So you’re the execs of the Miami Marlins, and you can’t sell out your opening game despite discounted tickets because everybody hates your owner’s guts after he demanded taxpayer money for a new stadium so he could keep his good players then went and traded all his good players. What else can you do to drive away your few remaining fans? How about, I dunno, physically ejecting them from the ballpark?
One fan identified himself as Dan Barton, 25, of Fort Lauderdale. He wore a shirt that read: “Marlins baseball – helping other teams get better since 1998” – a reference to the franchise’s first roster purge.
Barton and four or five of his friends showed up on the main concourse above the first base line in the second inning and were approached by two reporters, from The Palm Beach Post and South Florida Sun-Sentinel.
They posed for photos and talked about their anger over Marlins owner Jeffrey Loria. One fan, who did not give his name, would periodically say out loud to fans passing by, “Free the Marlins,’’ which was also written on a sign…
About an hour later, Barton contacted a reporter via email to explain that they had been ejected from the ballpark not long after they finished being interviewed.
“They kicked us out. We didn’t even make it to our seats,’’ Barton said in a phone interview as they drove back to Fort Lauderdale.
He claimed that one officer told them their sign was blocking the view of other fans. “My friend offered to turn his shirt inside out and they said no,’’ Barton said.
As Deadspin notes, “that seems like some pretty bogus reasoning for ejecting fans from a baseball stadium. I mean, it’s pretty hard to block someone’s view from the concourse, and fans bringing signs to the game is only something that has happened at every single baseball game ever.”

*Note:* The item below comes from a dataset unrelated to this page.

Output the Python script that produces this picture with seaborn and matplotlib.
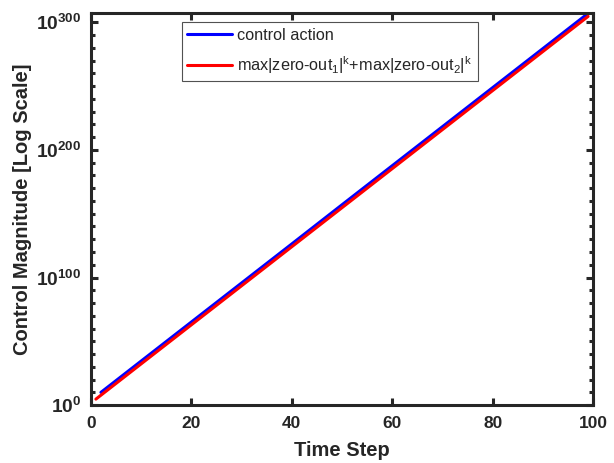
import numpy as np
import pandas as pd
import matplotlib
matplotlib.use("Agg")
import matplotlib.pyplot as plt
import matplotlib.ticker as mticker
import seaborn as sns

# Data (log10 of magnitude)
steps_blue = [2, 10, 20, 30, 40, 50, 60, 70, 80, 90, 99]
log_blue = [10.0, 34.5, 65.1, 95.7, 126.3, 157.0, 187.6, 218.2, 248.8, 279.4, 307.0]
steps_red = [1, 10, 20, 30, 40, 50, 60, 70, 80, 90, 99]
log_red = [4.7, 32.3, 62.9, 93.5, 124.1, 154.7, 185.3, 215.9, 246.5, 277.1, 304.6]
labels = ["control action", r"max|zero-out$_1$|$^k$+max|zero-out$_2$|$^k$"]
colors = ["#0000FF", "#FF0000"]

df = pd.concat([
    pd.DataFrame({"step": steps_blue, "val": 10.0 ** np.array(log_blue), "series": labels[0]}),
    pd.DataFrame({"step": steps_red, "val": 10.0 ** np.array(log_red), "series": labels[1]}),
])

sns.set_style("white")
plt.rcParams["font.family"] = ["Liberation Sans", "DejaVu Sans"]
plt.rcParams["mathtext.fontset"] = "custom"
plt.rcParams["mathtext.rm"] = "Liberation Sans"
plt.rcParams["mathtext.it"] = "Liberation Sans"
plt.rcParams["mathtext.bf"] = "Liberation Sans:bold"

fig = plt.figure(figsize=(6.14, 4.63), dpi=100)
ax = fig.add_axes([0.148, 0.125, 0.818, 0.847])
sns.lineplot(data=df, x="step", y="val", hue="series", palette=colors,
             linewidth=2.2, ax=ax, legend=True)
ax.set_yscale("log")
ax.set_xlim(0, 100)
ax.set_ylim(1, 10.0 ** 307.3)

ax.xaxis.set_major_locator(mticker.FixedLocator([0, 20, 40, 60, 80, 100]))
ax.xaxis.set_major_formatter(mticker.FuncFormatter(lambda v, p: f"{int(v)}"))
ax.yaxis.set_major_locator(mticker.FixedLocator([10.0 ** e for e in (0, 100, 200, 300)]))
ax.yaxis.set_minor_locator(mticker.FixedLocator([10.0 ** e for e in range(0, 308, 10)]))
ax.yaxis.set_major_formatter(mticker.FuncFormatter(
    lambda v, p: r"$\mathbf{10^{%d}}$" % round(np.log10(v))))
ax.yaxis.set_minor_formatter(mticker.NullFormatter())

dark = "#262626"
for s in ax.spines.values():
    s.set_linewidth(2.2)
    s.set_color(dark)
    s.set_visible(True)
ax.tick_params(which="both", direction="in", top=True, right=True, left=True, bottom=True,
               color=dark, width=2.2, labelcolor=dark)
ax.tick_params(which="major", length=5)
ax.tick_params(which="minor", length=3)
ax.tick_params(axis="x", which="major", labelsize=12.5, pad=8)
ax.tick_params(axis="y", which="major", labelsize=13.8, pad=7)
for t in ax.get_xticklabels():
    t.set_fontweight("bold")

ax.set_xlabel("Time Step", fontsize=14.5, fontweight="bold", color=dark, labelpad=7)
ax.set_ylabel("Control Magnitude [Log Scale]", fontsize=14.5, fontweight="bold", color=dark, labelpad=3)

leg = ax.legend(loc="upper left", bbox_to_anchor=(0.181, 0.977), fontsize=11.7,
                frameon=True, fancybox=False, handlelength=2.75, borderpad=0.35,
                labelspacing=0.7, handletextpad=0.3, borderaxespad=0)
leg.get_frame().set_edgecolor(dark)
leg.get_frame().set_linewidth(0.8)
for h in leg.get_lines():
    h.set_linewidth(2.2)

fig.savefig("out.png", dpi=100)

Marlins president David Samson later insisted that the group was ejected for “drawing some attention to themselves” and refusing to show ID. Now there’s a marketing slogan: Come out to see your Miami Marlins, shut up, and sit down! Oh, wait, Jeffrey Loria used that one already.
Maybe it’s a part of Loria’s strategy to collect money for tickets and then have those tickets go unredeemed and the seat stays empty. Kind of like how only a fraction of mail-in-rebates gets redeemed so it costs the company less than actually dropping the price.
I’m not saying it’s a strategy that makes any financial sense (until they actually take it to an extreme enough to have fewer concession/turnstyle workers ).
Or he hopes that if he finally gets attendance to zero, he can fire all his players and just air reruns.
This is nitpicking, but the Dodgers (at least as of 1998) don’t allow fans to bring in signs. They also ban tailgating, which is the real crime.
They must have been sitting in front of the only other 3 fans at the ballpark.
“Can we see some i.d.” I bet that went over real well.
‘“Can we see some i.d.” I bet that went over real well.’
Blame all those old WWII movies. “Papers, please”, in a German accent.
“Papers Please” this is FL not Az right? lol
Great work, as always Neil. Loria’s general incompetence, arrogance, and lack of good will has worn out what should be a solid baseball community here in south Florida.
yikes: deadspin dropped some photos of the recent marlins game. the stanford vs sjsu baseball game had more people http://deadspin.com/photos-marlins-park-is-satisfyingly-empty-472406862
That’s clearly from pregame practice, though. The closest there is to a full in-game shot is the one way down on the page where the umpires are gathering at home plate, and it’s not indicated which game that’s from.
Not that I doubt that attendance was dreadful. But it’d be nice to see an actual photo of it.
Yet more evidence of the banana republic that is Miami/Dade and spreading.